[Your goal] The line containing "from matplotlib.transforms import" marks the end: extract everything from the first line of the data through that line, exactly, with no pictures.

[Information provided]
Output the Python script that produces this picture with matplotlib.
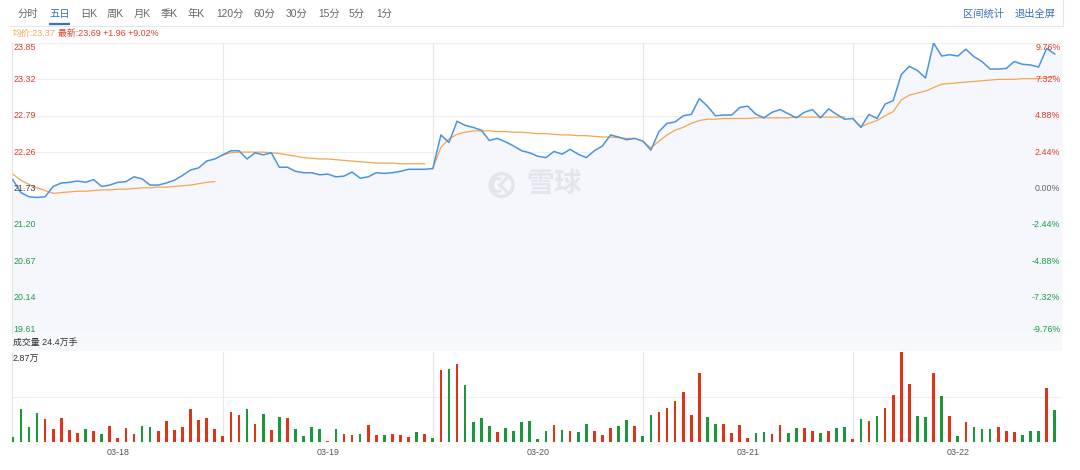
import numpy as np
import matplotlib.pyplot as plt
from matplotlib.patches import Circle, Rectangle, Arc
from matplotlib.transforms import blended_transform_factory

plt.rcParams["font.family"] = ["Liberation Sans", "Noto Sans CJK SC", "DejaVu Sans"]

# ---- data ----
days = ["03-18", "03-19", "03-20", "03-21", "03-22"]
pts_per_day = 26
prev_close = 21.73
vol_top = 28700          # 2.87万
vol_label = "成交量 24.4万手"

price_ticks = [23.85, 23.32, 22.79, 22.26, 21.73, 21.20, 20.67, 20.14, 19.61]
pct_ticks = ["9.76%", "7.32%", "4.88%", "2.44%", "0.00%",
             "-2.44%", "-4.88%", "-7.32%", "-9.76%"]

price_d1 = [21.86, 21.67, 21.61, 21.60, 21.61, 21.76, 21.81, 21.82, 21.84, 21.82,
            21.86, 21.76, 21.78, 21.82, 21.83, 21.90, 21.87, 21.78, 21.78, 21.81,
            21.85, 21.92, 22.00, 22.03, 22.13, 22.16]
price_d2 = [22.22, 22.28, 22.28, 22.16, 22.25, 22.22, 22.25, 22.04, 22.04, 21.98,
            21.96, 21.96, 21.93, 21.94, 21.90, 21.91, 21.97, 21.88, 21.90, 21.96,
            21.95, 21.96, 21.98, 22.01, 22.01, 22.01]
price_d3 = [22.02, 22.51, 22.40, 22.71, 22.65, 22.62, 22.58, 22.43, 22.46, 22.41,
            22.35, 22.28, 22.25, 22.20, 22.18, 22.27, 22.23, 22.30, 22.23, 22.18,
            22.28, 22.35, 22.51, 22.48, 22.44, 22.46]
price_d4 = [22.42, 22.29, 22.56, 22.68, 22.70, 22.79, 22.81, 23.04, 22.93, 22.79,
            22.80, 22.80, 22.91, 22.93, 22.81, 22.76, 22.84, 22.88, 22.82, 22.76,
            22.84, 22.88, 22.76, 22.89, 22.81, 22.74]
price_d5 = [22.75, 22.62, 22.81, 22.75, 22.96, 23.01, 23.39, 23.51, 23.45, 23.34,
            23.85, 23.66, 23.68, 23.66, 23.76, 23.65, 23.58, 23.47, 23.47, 23.48,
            23.58, 23.54, 23.53, 23.50, 23.77, 23.69]

avg_d1 = [21.94, 21.85, 21.79, 21.74, 21.70, 21.66, 21.67, 21.68, 21.69, 21.69,
          21.70, 21.71, 21.71, 21.72, 21.72, 21.73, 21.74, 21.74, 21.75, 21.75,
          21.76, 21.77, 21.78, 21.80, 21.82, 21.83]
avg_d2 = [22.22, 22.25, 22.26, 22.26, 22.26, 22.26, 22.25, 22.24, 22.22, 22.20,
          22.18, 22.17, 22.16, 22.16, 22.15, 22.14, 22.13, 22.12, 22.11, 22.10,
          22.10, 22.10, 22.09, 22.09, 22.09, 22.09]
avg_d3 = [22.02, 22.33, 22.45, 22.52, 22.55, 22.57, 22.57, 22.57, 22.56, 22.56,
          22.55, 22.55, 22.54, 22.53, 22.53, 22.52, 22.51, 22.51, 22.50, 22.50,
          22.49, 22.48, 22.48, 22.47, 22.46, 22.46]
avg_d4 = [22.42, 22.32, 22.42, 22.51, 22.58, 22.62, 22.68, 22.72, 22.74, 22.74,
          22.75, 22.75, 22.75, 22.75, 22.76, 22.76, 22.76, 22.76, 22.76, 22.77,
          22.77, 22.77, 22.77, 22.77, 22.77, 22.77]
avg_d5 = [22.75, 22.63, 22.68, 22.72, 22.79, 22.85, 23.02, 23.09, 23.12, 23.15,
          23.20, 23.25, 23.26, 23.27, 23.28, 23.29, 23.30, 23.31, 23.32, 23.32,
          23.32, 23.33, 23.33, 23.33, 23.34, 23.37]

vol_d1 = [1480, 10390, 4660, 9120, 7310, 4130, 7530, 3820, 2760, 4130,
          3600, 2540, 5190, 1380, 4450, 2540, 5090, 4660, 3390, 6780,
          3710, 4660, 10600, 7000, 7740, 4030]
vol_d2 = [2010, 9650, 8480, 10390, 5620, 9010, 3920, 8060, 7740, 4130,
          2010, 4660, 4130, 320, 4130, 2650, 2330, 2540, 5410, 2120,
          2120, 2650, 2120, 1590, 3070, 2650]
vol_d3 = [1170, 23000, 23210, 24800, 18130, 6470, 7530, 4980, 3180, 4350,
          3390, 6250, 6780, 1060, 3390, 5410, 3710, 3390, 3180, 5720,
          3390, 2330, 4450, 5190, 7000, 5190]
vol_d4 = [2010, 8690, 9650, 10810, 13140, 15790, 8480, 22150, 8060, 5620,
          5620, 2760, 5410, 1170, 2760, 3070, 2540, 5410, 2760, 4560,
          4350, 3600, 2760, 3390, 4350, 4880]
vol_d5 = [1060, 7420, 6780, 8160, 10810, 14950, 28700, 18340, 8160, 7950,
          22150, 14630, 8160, 1800, 6250, 4880, 4030, 4130, 4880, 3390,
          3070, 2330, 3390, 3390, 17070, 10070]

# r = up bar, g = down bar
updown = ("ggggrrrrrgrgrrrrggrrrrrrrr"
          "rrrgrgrgrggggrgrrgrrgrrrgr"
          "grgrggggrggggggrgrggrrrggr"
          "ggrrrrrrggrrrrggrrggrrgrgg"
          "rgrgrrrrggrgrgrgggrrrgggrg")

tabs = ["分时", "五日", "日K", "周K", "月K", "季K", "年K",
        "120分", "60分", "30分", "15分", "5分", "1分"]
active_tab = "五日"

price = np.array(price_d1 + price_d2 + price_d3 + price_d4 + price_d5)
avg = np.array(avg_d1 + avg_d2 + avg_d3 + avg_d4 + avg_d5)
volume = np.array(vol_d1 + vol_d2 + vol_d3 + vol_d4 + vol_d5)

BLUE = "#4a94e0"
ORANGE = "#f4a64e"
RED = "#e23c2a"
GREEN = "#1f9b45"
BAR_RED = "#df3418"
BAR_GREEN = "#1a983b"
GRID = "#eeeeee"
LINK = "#3b70b8"

W, H = 1080, 470
fig = plt.figure(figsize=(W / 100, H / 100), dpi=100)
fig.patch.set_facecolor("white")


def frac(x0, y0, x1, y1):
    return [x0 / W, 1 - y1 / H, (x1 - x0) / W, (y1 - y0) / H]


ax = fig.add_axes(frac(12, 43, 1062, 334))
axv = fig.add_axes(frac(12, 352, 1062, 442))

n = len(price)
x = np.arange(n)
xmin, xmax = -0.1, n - 0.1

# ---- price panel ----
ax.set_xlim(xmin, xmax)
ax.set_ylim(price_ticks[-1], price_ticks[0])
for t in price_ticks:
    ax.axhline(t, color=GRID, lw=0.8, zorder=0)
for k in range(1, len(days)):
    ax.axvline(k * pts_per_day, color="#e8e8e8", lw=0.8, zorder=0)

ax.fill_between(np.append(x, xmax), np.append(price, price[-1]),
                price_ticks[-1], color="#f5f7fc", lw=0, zorder=1)
ax.plot(x, price, color=BLUE, lw=1.1, zorder=3)
for k in range(len(days)):
    s = k * pts_per_day
    ax.plot(x[s:s + pts_per_day], avg[s:s + pts_per_day],
            color=ORANGE, lw=0.9, zorder=2)

for side in ["top", "right", "bottom"]:
    ax.spines[side].set_visible(False)
ax.spines["left"].set_color("#e4e4e4")
ax.set_xticks([])
ax.set_yticks([])

trans = blended_transform_factory(ax.transAxes, ax.transData)
last = len(price_ticks) - 1
for j, (t, pct) in enumerate(zip(price_ticks, pct_ticks)):
    va = "top" if j == 0 else ("bottom" if j == last else "center")
    if t > prev_close:
        c = RED
    elif t < prev_close:
        c = GREEN
    else:
        c = "#444444"
    ax.text(1.5 / 1050, t, f"{t:.2f}", transform=trans, ha="left", va=va,
            fontsize=6.4, color=c, zorder=5)
    ax.text(1 - 1.5 / 1050, t, pct, transform=trans, ha="right", va=va,
            fontsize=6.4, color=c if t != prev_close else "#666666", zorder=5)

# ---- volume panel ----
axv.set_xlim(xmin, xmax)
axv.set_ylim(0, vol_top)
axv.axhline(vol_top / 2, color=GRID, lw=0.8, zorder=0)
for k in range(1, len(days)):
    axv.axvline(k * pts_per_day, color="#e8e8e8", lw=0.8, zorder=0)
bar_colors = [BAR_RED if c == "r" else BAR_GREEN for c in updown]
axv.bar(x, volume, width=0.34, color=bar_colors, lw=0, zorder=3)
for side in ["top", "right", "bottom"]:
    axv.spines[side].set_visible(False)
axv.spines["left"].set_color("#e4e4e4")
axv.set_yticks([])
axv.set_xticks([k * pts_per_day + pts_per_day // 2 for k in range(len(days))])
axv.set_xticklabels(days)
axv.tick_params(axis="x", length=0, pad=4, labelsize=6.4, labelcolor="#555555")

# ---- overlay: toolbar, header, watermark ----
ov = fig.add_axes([0, 0, 1, 1])
ov.set_xlim(0, W)
ov.set_ylim(H, 0)
ov.axis("off")

ov.plot([8, 1063], [25.5, 25.5], color="#e6e6e6", lw=0.8)
ov.plot([1063, 1063], [0, 25.5], color="#e6e6e6", lw=0.8)

tab_x = [18, 49, 80, 107, 134, 161, 188, 216, 253, 286, 318, 349, 376]
for name, tx in zip(tabs, tab_x):
    ov.text(tx, 14, name, fontsize=7.4, va="center", ha="left",
            color=LINK if name == active_tab else "#666666")
ax0 = tab_x[tabs.index(active_tab)]
ov.plot([ax0, ax0 + 21], [24.3, 24.3], color=LINK, lw=1.6, solid_capstyle="butt")
ov.text(963, 14, "区间统计", fontsize=7.4, va="center", ha="left", color=LINK)
ov.text(1015, 14, "退出全屏", fontsize=7.4, va="center", ha="left", color=LINK)

chg = price[-1] - prev_close
ov.text(13, 33.5, f"均价:{avg[-1]:.2f}", fontsize=6.4, va="center", ha="left",
        color=ORANGE)
ov.text(58, 33.5, f"最新:{price[-1]:.2f} +{chg:.2f} +{chg / prev_close * 100:.2f}%",
        fontsize=6.4, va="center", ha="left", color=RED)

ov.add_patch(Rectangle((12, 334.5), 1050, 16.5, color="#f7f8fa", lw=0, zorder=0))
ov.text(13, 342.5, vol_label, fontsize=6.4, va="center", ha="left", color="#333333")
ov.text(13, 358.5, f"{vol_top / 1e4:.2f}万", fontsize=6.4, va="center", ha="left",
        color="#333333")

# watermark logo
wm = "#e2e5ec"
ov.add_patch(Circle((501.5, 185), 11.5, fill=False, ec=wm, lw=2.4, zorder=1))
ov.add_patch(Arc((498, 185), 11, 13, theta1=60, theta2=300, ec=wm, lw=2.2, zorder=1))
ov.plot([500, 507], [185, 178], color=wm, lw=2.2)
ov.plot([500, 507], [185, 192], color=wm, lw=2.2)
ov.text(526, 185.5, "雪球", fontsize=20, va="center", ha="left", color=wm,
        fontweight="bold", zorder=1)

fig.savefig("out.png", dpi=100, facecolor="white")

[Task result]
Output the Python script that produces this picture with matplotlib.
import numpy as np
import matplotlib.pyplot as plt
from matplotlib.patches import Circle, Rectangle, Arc
from matplotlib.transforms import blended_transform_factory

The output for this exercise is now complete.